■ **Task details**
Your task is to repeat the lines from the line with "Emit a Python" to the line with "ax.add_patch(floor)", both ends included, and nothing else. Pictures stay out of the copy.

■ **Given data**
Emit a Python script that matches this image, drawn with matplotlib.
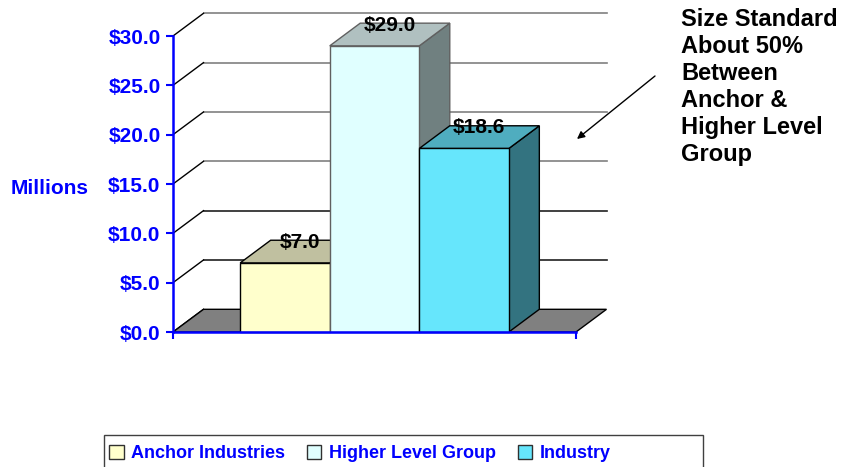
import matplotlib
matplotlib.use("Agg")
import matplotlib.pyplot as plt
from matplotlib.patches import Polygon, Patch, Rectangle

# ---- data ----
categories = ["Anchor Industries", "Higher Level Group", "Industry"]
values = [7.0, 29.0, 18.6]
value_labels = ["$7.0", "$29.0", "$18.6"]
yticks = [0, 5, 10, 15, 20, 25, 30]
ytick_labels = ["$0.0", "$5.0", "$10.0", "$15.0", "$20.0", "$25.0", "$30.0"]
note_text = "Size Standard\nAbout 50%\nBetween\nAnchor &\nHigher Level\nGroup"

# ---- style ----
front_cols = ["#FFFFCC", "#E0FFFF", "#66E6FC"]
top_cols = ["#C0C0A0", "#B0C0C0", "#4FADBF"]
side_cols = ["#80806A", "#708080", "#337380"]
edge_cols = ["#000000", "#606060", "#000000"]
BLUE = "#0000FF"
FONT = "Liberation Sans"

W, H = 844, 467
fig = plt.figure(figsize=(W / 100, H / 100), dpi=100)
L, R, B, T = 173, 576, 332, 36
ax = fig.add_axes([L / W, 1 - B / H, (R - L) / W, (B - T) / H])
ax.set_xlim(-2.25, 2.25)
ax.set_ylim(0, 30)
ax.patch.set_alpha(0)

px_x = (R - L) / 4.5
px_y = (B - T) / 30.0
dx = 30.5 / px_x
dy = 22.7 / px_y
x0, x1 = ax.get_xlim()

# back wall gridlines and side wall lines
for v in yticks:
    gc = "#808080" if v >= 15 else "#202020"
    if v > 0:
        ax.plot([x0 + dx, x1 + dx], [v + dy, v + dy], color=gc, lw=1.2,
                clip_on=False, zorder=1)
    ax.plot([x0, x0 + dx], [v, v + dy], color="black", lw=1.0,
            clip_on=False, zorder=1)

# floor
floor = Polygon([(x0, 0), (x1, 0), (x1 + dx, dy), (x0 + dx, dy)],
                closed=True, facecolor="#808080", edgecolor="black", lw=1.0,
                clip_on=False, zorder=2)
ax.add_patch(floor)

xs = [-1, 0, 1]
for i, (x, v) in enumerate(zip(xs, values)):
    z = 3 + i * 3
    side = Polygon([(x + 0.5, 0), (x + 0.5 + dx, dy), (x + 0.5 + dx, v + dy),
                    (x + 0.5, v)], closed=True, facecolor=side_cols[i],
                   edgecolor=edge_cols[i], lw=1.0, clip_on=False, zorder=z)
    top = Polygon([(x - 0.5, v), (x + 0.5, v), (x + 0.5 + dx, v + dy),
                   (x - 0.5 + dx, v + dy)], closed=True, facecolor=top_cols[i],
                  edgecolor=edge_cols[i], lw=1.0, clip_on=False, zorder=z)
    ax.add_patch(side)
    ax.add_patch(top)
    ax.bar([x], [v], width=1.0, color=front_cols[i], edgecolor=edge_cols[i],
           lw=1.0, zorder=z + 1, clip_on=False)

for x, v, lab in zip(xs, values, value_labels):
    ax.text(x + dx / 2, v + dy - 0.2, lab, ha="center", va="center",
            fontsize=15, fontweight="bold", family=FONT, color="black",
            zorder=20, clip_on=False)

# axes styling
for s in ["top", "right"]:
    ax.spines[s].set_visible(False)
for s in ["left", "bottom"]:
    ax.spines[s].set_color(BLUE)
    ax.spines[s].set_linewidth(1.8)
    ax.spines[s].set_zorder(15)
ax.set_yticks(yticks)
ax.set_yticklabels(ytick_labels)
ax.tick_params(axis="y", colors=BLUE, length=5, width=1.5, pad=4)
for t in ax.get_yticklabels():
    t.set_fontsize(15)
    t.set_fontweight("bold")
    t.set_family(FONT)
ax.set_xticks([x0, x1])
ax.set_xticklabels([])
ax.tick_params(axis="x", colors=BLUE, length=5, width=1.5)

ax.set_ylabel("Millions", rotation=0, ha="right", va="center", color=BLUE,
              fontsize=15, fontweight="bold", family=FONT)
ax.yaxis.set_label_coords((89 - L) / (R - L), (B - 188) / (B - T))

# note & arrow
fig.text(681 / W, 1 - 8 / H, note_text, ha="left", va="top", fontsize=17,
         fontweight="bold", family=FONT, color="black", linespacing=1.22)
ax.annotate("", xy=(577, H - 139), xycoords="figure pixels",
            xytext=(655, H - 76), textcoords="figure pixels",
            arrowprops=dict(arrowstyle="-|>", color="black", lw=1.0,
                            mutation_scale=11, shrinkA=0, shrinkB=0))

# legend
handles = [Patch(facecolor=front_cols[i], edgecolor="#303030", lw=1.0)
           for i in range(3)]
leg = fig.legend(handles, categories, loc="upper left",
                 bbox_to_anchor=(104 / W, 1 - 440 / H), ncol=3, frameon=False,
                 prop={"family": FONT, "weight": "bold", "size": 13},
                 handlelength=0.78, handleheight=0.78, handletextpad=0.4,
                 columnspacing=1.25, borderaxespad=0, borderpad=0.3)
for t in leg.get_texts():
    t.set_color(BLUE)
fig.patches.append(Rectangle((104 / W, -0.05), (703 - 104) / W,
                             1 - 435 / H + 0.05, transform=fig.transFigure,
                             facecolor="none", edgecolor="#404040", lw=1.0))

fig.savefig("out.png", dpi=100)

--

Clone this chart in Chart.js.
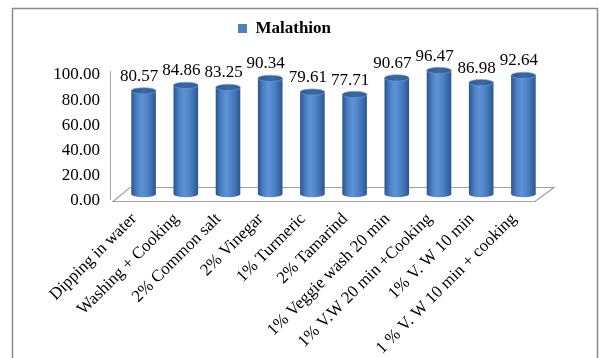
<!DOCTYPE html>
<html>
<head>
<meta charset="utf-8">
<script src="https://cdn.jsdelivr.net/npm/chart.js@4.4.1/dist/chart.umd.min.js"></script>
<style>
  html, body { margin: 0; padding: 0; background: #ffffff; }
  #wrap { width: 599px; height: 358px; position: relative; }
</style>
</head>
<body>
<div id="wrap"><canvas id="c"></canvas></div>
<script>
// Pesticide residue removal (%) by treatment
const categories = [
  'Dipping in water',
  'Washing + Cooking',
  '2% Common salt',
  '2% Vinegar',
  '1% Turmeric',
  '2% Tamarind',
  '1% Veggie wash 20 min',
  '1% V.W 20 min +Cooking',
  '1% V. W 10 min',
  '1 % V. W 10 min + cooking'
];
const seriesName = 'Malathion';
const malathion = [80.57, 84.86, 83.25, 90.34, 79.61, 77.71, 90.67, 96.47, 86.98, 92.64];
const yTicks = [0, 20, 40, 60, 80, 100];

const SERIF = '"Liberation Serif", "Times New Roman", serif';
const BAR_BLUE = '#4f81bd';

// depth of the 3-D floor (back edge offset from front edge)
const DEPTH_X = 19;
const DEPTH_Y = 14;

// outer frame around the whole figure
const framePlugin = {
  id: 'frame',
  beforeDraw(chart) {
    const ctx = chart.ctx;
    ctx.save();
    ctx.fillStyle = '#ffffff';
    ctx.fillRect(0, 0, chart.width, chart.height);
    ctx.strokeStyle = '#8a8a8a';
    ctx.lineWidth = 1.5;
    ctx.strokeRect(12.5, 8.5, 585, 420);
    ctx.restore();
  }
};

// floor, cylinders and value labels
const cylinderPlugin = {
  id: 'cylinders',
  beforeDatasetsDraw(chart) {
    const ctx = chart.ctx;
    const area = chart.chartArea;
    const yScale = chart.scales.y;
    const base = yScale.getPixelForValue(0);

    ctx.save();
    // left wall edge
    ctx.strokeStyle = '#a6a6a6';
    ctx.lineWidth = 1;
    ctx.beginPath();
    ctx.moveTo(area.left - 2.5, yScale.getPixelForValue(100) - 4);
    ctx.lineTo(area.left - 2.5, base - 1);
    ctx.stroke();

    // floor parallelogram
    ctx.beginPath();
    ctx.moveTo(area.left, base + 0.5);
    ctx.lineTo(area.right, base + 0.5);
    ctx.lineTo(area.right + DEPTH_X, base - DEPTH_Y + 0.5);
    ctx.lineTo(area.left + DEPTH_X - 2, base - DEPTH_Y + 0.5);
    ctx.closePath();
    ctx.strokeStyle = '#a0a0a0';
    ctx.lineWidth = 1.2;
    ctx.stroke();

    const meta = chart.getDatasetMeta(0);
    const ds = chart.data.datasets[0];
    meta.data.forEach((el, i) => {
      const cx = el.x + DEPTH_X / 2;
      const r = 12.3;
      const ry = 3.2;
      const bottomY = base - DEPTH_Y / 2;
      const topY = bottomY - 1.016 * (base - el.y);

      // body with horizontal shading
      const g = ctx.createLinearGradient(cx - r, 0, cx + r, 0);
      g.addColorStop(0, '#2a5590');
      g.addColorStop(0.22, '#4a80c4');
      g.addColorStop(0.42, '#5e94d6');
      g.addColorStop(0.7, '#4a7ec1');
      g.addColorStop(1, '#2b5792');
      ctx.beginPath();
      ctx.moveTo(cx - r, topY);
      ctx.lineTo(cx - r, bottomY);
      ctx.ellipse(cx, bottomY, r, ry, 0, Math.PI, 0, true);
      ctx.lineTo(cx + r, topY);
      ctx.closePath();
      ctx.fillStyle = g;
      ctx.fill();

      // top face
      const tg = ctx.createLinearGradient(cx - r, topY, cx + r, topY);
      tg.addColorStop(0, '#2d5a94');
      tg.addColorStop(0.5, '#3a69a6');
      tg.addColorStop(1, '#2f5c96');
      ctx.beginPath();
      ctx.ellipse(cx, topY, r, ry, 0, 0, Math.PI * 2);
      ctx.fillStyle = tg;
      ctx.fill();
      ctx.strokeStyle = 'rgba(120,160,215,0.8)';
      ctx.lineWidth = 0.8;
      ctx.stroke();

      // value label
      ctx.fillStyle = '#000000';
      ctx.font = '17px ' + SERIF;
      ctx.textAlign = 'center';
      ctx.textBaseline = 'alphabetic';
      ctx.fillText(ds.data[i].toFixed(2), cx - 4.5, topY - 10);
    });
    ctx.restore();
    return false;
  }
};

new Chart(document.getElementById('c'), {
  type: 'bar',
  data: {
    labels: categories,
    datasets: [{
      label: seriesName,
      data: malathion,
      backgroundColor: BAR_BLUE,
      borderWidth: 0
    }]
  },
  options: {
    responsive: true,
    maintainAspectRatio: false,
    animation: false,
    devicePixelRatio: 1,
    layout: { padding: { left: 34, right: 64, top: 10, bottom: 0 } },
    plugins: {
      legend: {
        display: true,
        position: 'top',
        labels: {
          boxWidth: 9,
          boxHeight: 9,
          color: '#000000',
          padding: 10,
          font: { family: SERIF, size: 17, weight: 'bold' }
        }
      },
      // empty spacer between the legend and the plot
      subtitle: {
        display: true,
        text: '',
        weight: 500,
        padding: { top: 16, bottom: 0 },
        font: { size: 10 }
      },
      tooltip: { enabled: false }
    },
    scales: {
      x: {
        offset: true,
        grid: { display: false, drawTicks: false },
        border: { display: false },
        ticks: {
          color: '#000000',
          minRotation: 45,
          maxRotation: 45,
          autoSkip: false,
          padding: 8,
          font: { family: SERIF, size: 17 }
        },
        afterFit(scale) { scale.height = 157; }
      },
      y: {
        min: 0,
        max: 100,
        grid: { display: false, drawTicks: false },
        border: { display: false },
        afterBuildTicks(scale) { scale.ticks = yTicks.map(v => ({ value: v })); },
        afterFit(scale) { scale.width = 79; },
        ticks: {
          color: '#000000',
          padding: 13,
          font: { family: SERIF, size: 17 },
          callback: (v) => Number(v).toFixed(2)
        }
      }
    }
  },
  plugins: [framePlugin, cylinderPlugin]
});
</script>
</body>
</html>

==

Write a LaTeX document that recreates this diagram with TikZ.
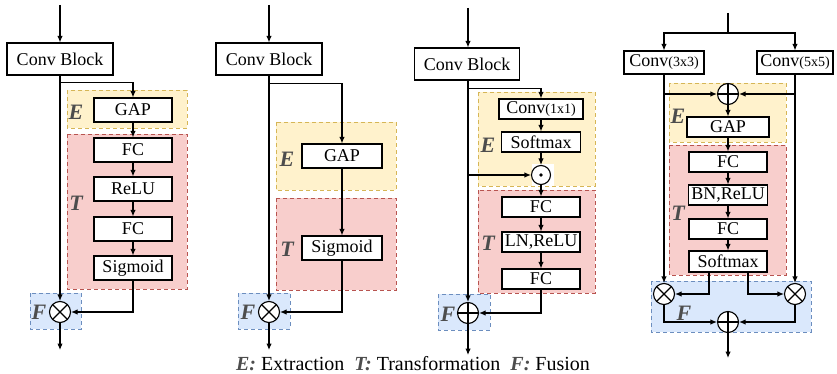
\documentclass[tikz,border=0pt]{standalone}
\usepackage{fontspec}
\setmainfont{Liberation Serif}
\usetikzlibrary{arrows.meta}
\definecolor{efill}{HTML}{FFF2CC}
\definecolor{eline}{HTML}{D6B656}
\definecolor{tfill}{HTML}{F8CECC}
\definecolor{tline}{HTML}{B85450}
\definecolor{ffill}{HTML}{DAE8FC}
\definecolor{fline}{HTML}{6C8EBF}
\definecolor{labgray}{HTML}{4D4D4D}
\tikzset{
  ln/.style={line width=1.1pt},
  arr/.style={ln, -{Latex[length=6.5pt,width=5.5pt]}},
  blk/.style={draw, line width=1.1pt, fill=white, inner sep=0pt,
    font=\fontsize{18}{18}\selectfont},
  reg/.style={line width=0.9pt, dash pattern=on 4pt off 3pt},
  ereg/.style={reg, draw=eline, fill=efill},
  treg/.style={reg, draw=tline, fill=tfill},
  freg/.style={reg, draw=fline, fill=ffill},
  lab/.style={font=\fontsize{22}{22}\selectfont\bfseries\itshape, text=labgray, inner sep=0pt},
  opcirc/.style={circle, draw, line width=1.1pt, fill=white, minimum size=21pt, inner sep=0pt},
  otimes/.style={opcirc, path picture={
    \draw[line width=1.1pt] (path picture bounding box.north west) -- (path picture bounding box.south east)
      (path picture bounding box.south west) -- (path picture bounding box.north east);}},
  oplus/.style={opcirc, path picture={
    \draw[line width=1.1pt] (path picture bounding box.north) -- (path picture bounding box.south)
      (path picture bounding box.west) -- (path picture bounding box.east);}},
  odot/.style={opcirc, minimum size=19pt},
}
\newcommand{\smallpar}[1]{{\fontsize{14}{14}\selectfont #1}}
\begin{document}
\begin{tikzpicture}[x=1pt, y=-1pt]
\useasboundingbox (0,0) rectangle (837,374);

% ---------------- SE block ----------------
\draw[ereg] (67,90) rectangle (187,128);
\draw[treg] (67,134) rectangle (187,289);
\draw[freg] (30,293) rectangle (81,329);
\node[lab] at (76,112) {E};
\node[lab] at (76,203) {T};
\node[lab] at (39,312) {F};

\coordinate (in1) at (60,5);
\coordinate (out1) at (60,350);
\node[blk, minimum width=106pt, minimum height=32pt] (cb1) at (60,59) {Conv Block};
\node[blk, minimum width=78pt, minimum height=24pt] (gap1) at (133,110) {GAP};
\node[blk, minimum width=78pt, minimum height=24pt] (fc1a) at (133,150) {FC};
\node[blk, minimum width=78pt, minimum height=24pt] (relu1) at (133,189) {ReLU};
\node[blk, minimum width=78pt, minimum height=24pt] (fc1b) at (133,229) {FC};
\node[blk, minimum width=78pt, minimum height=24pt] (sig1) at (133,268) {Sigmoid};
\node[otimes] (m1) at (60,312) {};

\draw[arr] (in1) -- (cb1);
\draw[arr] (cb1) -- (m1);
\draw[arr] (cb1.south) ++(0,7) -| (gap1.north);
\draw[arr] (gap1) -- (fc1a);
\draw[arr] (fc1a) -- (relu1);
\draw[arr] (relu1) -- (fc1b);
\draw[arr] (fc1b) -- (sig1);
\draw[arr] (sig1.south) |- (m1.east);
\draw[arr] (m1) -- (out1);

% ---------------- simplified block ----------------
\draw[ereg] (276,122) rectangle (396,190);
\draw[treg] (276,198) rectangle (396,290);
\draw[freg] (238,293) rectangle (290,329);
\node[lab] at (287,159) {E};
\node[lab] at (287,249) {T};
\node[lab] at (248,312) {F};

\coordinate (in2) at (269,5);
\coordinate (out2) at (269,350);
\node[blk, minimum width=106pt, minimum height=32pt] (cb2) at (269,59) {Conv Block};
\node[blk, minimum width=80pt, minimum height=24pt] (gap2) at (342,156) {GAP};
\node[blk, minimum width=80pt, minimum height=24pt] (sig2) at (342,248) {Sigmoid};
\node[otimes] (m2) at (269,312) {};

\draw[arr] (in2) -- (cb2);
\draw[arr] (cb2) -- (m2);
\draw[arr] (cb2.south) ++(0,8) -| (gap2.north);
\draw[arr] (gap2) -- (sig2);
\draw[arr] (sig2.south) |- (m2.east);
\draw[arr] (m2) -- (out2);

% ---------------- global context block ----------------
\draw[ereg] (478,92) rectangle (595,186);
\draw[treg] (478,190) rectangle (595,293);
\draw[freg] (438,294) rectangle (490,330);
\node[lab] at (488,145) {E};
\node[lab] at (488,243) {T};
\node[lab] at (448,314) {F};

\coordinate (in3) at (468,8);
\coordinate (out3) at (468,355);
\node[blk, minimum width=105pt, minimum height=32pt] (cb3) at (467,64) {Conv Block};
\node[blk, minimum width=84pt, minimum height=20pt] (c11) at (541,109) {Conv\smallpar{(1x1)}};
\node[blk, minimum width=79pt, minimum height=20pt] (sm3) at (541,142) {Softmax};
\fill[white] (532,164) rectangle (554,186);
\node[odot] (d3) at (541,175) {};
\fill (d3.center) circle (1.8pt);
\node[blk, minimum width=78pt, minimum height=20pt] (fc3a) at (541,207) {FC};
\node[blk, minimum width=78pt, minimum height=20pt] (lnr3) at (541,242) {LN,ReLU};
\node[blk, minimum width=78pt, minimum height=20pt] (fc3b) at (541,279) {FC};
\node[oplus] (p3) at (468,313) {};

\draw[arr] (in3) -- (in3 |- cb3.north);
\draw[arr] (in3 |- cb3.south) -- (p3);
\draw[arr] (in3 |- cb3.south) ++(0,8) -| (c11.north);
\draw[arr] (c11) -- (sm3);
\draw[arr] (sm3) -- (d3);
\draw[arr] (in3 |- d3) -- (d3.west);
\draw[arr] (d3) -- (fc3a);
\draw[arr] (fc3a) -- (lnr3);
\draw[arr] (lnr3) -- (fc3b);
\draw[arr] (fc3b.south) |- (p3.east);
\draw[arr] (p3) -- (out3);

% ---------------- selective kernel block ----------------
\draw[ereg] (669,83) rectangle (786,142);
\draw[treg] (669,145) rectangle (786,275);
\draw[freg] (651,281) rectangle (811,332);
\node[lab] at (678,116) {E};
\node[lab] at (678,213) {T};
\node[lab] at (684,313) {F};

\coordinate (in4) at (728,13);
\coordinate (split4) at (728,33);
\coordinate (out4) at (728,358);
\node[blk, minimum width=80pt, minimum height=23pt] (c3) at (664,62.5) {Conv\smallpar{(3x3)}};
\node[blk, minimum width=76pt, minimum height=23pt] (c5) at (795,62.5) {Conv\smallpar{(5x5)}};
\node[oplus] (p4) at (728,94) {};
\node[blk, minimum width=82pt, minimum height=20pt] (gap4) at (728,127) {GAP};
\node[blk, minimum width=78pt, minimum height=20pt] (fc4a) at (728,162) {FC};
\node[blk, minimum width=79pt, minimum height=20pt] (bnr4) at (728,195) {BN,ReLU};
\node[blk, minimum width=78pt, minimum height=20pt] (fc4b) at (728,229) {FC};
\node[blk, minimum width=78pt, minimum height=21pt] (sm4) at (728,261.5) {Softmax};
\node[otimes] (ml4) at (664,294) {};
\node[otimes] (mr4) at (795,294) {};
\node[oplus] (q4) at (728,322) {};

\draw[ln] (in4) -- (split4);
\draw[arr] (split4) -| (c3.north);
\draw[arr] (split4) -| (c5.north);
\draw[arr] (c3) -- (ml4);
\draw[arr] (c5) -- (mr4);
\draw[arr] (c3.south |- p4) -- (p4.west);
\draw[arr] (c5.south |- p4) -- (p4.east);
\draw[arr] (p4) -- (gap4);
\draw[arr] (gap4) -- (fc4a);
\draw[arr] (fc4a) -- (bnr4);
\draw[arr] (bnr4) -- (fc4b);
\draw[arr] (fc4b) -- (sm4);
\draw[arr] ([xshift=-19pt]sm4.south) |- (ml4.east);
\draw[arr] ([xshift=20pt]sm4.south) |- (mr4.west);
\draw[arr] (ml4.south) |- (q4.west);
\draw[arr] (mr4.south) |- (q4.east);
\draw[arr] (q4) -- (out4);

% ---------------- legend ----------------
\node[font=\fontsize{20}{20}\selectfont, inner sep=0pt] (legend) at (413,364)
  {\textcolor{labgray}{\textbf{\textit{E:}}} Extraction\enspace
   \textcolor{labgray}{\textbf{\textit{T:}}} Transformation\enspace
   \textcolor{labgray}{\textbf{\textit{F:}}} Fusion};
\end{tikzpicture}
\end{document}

■ **Response below**
Emit a Python script that matches this image, drawn with matplotlib.
import matplotlib
matplotlib.use("Agg")
import matplotlib.pyplot as plt
from matplotlib.patches import Polygon, Patch, Rectangle

# ---- data ----
categories = ["Anchor Industries", "Higher Level Group", "Industry"]
values = [7.0, 29.0, 18.6]
value_labels = ["$7.0", "$29.0", "$18.6"]
yticks = [0, 5, 10, 15, 20, 25, 30]
ytick_labels = ["$0.0", "$5.0", "$10.0", "$15.0", "$20.0", "$25.0", "$30.0"]
note_text = "Size Standard\nAbout 50%\nBetween\nAnchor &\nHigher Level\nGroup"

# ---- style ----
front_cols = ["#FFFFCC", "#E0FFFF", "#66E6FC"]
top_cols = ["#C0C0A0", "#B0C0C0", "#4FADBF"]
side_cols = ["#80806A", "#708080", "#337380"]
edge_cols = ["#000000", "#606060", "#000000"]
BLUE = "#0000FF"
FONT = "Liberation Sans"

W, H = 844, 467
fig = plt.figure(figsize=(W / 100, H / 100), dpi=100)
L, R, B, T = 173, 576, 332, 36
ax = fig.add_axes([L / W, 1 - B / H, (R - L) / W, (B - T) / H])
ax.set_xlim(-2.25, 2.25)
ax.set_ylim(0, 30)
ax.patch.set_alpha(0)

px_x = (R - L) / 4.5
px_y = (B - T) / 30.0
dx = 30.5 / px_x
dy = 22.7 / px_y
x0, x1 = ax.get_xlim()

# back wall gridlines and side wall lines
for v in yticks:
    gc = "#808080" if v >= 15 else "#202020"
    if v > 0:
        ax.plot([x0 + dx, x1 + dx], [v + dy, v + dy], color=gc, lw=1.2,
                clip_on=False, zorder=1)
    ax.plot([x0, x0 + dx], [v, v + dy], color="black", lw=1.0,
            clip_on=False, zorder=1)

# floor
floor = Polygon([(x0, 0), (x1, 0), (x1 + dx, dy), (x0 + dx, dy)],
                closed=True, facecolor="#808080", edgecolor="black", lw=1.0,
                clip_on=False, zorder=2)
ax.add_patch(floor)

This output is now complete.